Ah, Rizzo to the rescue:

I am reminded of the economist Roger Garrison, quite a few years ago, characterizing Hayekian macroeconomics as the “middle ground.” At the time I pooh-poohed this. I argued that one could always situate something as a “middle” by suitably choosing the extremes. This is quite true. But what I missed was the argumentative context. In the context of today’s macroeconomics alternatives, the Austrian approach is very naturally the middle ground.

The Austrian perspective is more balanced. Austrians have been saying that the current recession was precipitated by excessively low interest rate policy followed by the Fed…

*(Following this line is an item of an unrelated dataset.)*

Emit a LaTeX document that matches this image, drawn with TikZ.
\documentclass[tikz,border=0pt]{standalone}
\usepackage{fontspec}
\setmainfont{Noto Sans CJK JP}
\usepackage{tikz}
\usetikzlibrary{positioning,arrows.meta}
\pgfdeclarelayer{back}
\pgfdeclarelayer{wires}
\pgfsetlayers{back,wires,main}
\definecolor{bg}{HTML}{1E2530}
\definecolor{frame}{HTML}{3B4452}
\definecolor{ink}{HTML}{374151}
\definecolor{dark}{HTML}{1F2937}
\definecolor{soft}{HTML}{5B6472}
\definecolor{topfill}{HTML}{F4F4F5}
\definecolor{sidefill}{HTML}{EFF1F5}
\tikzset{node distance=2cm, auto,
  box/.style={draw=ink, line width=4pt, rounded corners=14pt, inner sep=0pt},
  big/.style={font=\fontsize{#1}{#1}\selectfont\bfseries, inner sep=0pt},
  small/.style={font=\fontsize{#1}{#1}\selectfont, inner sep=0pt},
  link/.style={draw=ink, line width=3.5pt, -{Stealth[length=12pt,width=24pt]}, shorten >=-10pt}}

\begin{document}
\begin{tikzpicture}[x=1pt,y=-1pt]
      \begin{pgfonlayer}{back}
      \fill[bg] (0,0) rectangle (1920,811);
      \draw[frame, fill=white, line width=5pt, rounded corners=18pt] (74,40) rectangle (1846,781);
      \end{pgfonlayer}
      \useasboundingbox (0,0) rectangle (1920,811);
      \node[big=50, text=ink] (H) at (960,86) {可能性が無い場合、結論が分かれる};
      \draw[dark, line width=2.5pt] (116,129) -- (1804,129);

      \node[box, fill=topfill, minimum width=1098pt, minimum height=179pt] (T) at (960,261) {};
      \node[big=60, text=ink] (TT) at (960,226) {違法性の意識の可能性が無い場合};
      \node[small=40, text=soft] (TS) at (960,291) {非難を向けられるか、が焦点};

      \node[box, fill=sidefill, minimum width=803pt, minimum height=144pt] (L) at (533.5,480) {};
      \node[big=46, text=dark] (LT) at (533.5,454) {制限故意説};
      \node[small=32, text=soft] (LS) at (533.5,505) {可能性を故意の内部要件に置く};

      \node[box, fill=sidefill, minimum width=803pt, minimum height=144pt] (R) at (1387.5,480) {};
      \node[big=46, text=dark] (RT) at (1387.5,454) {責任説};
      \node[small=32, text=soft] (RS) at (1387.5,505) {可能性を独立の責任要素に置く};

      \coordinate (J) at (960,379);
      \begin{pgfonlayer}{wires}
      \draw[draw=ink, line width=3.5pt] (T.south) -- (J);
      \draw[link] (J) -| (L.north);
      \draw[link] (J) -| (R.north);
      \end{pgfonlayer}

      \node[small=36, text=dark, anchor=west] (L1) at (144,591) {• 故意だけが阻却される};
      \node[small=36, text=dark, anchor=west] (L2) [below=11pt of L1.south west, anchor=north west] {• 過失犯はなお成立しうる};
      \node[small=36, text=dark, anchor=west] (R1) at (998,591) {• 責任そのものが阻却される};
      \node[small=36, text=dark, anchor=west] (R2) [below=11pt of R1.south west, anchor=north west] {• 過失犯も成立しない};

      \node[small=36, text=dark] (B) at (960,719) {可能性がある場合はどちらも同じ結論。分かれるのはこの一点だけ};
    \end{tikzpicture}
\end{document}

So here you have a real, underlying distortion caused by poor monetary policy. We can call this a disequilibrium, if you like. The recession must involve a readjustment to the undistorted productive structure. This is not to say that the recession is simply resource re-allocation and therefore unambiguously “good.”

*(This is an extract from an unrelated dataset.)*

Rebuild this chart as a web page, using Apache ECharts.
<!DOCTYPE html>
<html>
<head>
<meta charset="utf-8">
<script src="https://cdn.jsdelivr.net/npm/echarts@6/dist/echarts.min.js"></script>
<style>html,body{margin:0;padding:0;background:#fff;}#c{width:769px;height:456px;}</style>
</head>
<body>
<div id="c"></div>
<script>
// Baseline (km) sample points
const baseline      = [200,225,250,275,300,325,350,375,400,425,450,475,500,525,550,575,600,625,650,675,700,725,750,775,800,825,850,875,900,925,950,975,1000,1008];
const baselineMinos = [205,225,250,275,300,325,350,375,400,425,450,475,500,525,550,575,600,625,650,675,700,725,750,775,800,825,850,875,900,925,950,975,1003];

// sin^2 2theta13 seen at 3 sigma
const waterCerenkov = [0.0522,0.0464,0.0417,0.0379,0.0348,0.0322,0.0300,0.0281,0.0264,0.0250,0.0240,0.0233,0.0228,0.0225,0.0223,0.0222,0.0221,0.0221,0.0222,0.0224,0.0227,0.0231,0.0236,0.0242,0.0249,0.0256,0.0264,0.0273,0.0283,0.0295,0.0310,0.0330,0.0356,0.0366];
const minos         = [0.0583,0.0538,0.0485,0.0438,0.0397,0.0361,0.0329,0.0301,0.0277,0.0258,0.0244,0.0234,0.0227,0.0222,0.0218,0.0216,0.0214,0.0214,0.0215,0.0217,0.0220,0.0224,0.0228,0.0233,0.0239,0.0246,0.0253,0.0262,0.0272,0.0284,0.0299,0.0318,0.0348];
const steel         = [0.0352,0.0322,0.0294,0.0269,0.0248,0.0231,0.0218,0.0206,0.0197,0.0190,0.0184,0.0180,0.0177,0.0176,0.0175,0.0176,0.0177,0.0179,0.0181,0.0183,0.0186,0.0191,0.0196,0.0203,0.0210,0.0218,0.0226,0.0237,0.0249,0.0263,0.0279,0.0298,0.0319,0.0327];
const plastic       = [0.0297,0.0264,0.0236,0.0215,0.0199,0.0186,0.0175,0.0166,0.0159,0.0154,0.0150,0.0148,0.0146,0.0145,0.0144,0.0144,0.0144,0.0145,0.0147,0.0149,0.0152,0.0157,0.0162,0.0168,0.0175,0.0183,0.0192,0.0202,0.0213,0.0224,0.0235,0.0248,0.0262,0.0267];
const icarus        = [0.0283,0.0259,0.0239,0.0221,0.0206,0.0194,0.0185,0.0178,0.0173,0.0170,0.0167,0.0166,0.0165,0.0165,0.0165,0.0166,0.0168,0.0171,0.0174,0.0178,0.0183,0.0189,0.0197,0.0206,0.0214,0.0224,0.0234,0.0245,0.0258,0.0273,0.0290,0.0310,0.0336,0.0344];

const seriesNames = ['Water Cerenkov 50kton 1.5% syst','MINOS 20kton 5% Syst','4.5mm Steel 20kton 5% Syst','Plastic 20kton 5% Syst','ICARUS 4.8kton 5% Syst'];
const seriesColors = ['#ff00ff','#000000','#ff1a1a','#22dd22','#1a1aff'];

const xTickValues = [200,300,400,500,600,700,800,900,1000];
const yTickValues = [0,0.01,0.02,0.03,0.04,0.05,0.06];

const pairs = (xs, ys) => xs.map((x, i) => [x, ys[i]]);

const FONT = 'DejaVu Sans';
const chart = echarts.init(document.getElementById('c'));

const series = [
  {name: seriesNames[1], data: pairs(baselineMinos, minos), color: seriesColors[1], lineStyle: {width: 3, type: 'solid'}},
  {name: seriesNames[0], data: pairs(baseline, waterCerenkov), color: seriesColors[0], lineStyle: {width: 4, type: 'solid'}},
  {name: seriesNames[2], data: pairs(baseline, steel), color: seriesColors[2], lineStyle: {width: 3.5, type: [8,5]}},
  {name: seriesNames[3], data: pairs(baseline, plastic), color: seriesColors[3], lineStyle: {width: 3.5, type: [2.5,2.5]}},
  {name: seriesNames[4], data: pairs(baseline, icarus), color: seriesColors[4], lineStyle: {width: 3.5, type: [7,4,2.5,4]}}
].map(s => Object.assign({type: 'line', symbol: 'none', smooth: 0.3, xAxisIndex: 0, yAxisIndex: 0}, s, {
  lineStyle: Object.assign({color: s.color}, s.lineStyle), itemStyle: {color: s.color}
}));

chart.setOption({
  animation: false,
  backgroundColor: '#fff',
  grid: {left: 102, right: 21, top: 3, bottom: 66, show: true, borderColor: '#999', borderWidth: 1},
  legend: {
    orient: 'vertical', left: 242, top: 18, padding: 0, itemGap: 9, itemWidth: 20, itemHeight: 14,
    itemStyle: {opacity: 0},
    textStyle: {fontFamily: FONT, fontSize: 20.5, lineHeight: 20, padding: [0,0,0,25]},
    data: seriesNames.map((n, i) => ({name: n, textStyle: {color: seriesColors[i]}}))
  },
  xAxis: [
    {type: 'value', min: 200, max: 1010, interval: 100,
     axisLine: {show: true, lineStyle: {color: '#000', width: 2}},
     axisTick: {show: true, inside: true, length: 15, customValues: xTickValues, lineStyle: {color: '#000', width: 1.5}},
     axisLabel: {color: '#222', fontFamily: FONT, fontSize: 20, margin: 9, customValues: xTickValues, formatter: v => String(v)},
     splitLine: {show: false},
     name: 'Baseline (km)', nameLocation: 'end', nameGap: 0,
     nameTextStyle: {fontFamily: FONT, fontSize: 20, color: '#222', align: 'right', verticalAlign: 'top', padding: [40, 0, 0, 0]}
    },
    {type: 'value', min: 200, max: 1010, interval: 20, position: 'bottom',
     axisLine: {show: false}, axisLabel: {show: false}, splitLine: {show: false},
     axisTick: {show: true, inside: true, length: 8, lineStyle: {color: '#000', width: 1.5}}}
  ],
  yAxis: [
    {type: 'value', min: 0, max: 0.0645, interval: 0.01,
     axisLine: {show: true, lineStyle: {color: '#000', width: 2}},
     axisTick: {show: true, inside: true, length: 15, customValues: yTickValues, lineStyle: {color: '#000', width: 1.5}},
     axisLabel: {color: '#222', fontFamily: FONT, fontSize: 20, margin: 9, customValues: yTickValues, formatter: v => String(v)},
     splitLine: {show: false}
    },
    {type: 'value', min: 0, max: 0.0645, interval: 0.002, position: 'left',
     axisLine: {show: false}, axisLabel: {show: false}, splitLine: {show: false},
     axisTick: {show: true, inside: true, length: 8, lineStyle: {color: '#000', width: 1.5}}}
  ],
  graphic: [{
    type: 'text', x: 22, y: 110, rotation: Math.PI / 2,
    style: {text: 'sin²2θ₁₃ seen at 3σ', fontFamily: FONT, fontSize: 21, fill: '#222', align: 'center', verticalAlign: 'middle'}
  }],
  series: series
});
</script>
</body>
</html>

It is not good because, after all, the original distortion was not good. But we can go even further.

Once a recession starts certain secondary, but not necessarily unimportant, phenomena may be set in motion – chiefly the threat of cumulative price decline in almost all markets (aka “deflation”), systemic failures in the credit institutions caused by imperfect expectations of what is likely to happen, and general discoordination of plans. Keynes’s macroeconomics seems to be only about these secondary phenomena. Cochrane is right: Keynesians don’t know and don’t care what the fundamental causes of the recession are.

The “bubble” – to the extent there was one – was strictly speaking a dependent phenomenon. It was dependent on the enabling policies of the Fed during the expansion. I do not believe it would have happened in a different interest-rate environment.

Thus the Austrian view really is a middle ground. There are real underlying distortions – not simply animal spirits gone wild. They must be dealt with. But there are also secondary, subjective and expectational consequences induced by the original poor monetary policy. It is not so much that markets are inefficient and that actors can be irrational. Rather, in the process of market correction markets will seem inefficient but they are “trying” to correct errors. Actors may be prone to “irrational excesses” because the level of radical uncertainty has been increased, some of this induced by unpredictable government policies and some by the exigencies of readjustment. But the real misallocation problem underlies this.

I hope this is not too balanced, too moderate, too middle-grounded. Generally, I dislike these things, but bad economics to one side and to the other makes a moderate of me. Woe is me.

Joy is you, Mario. Woe are Krugman and Cochrane.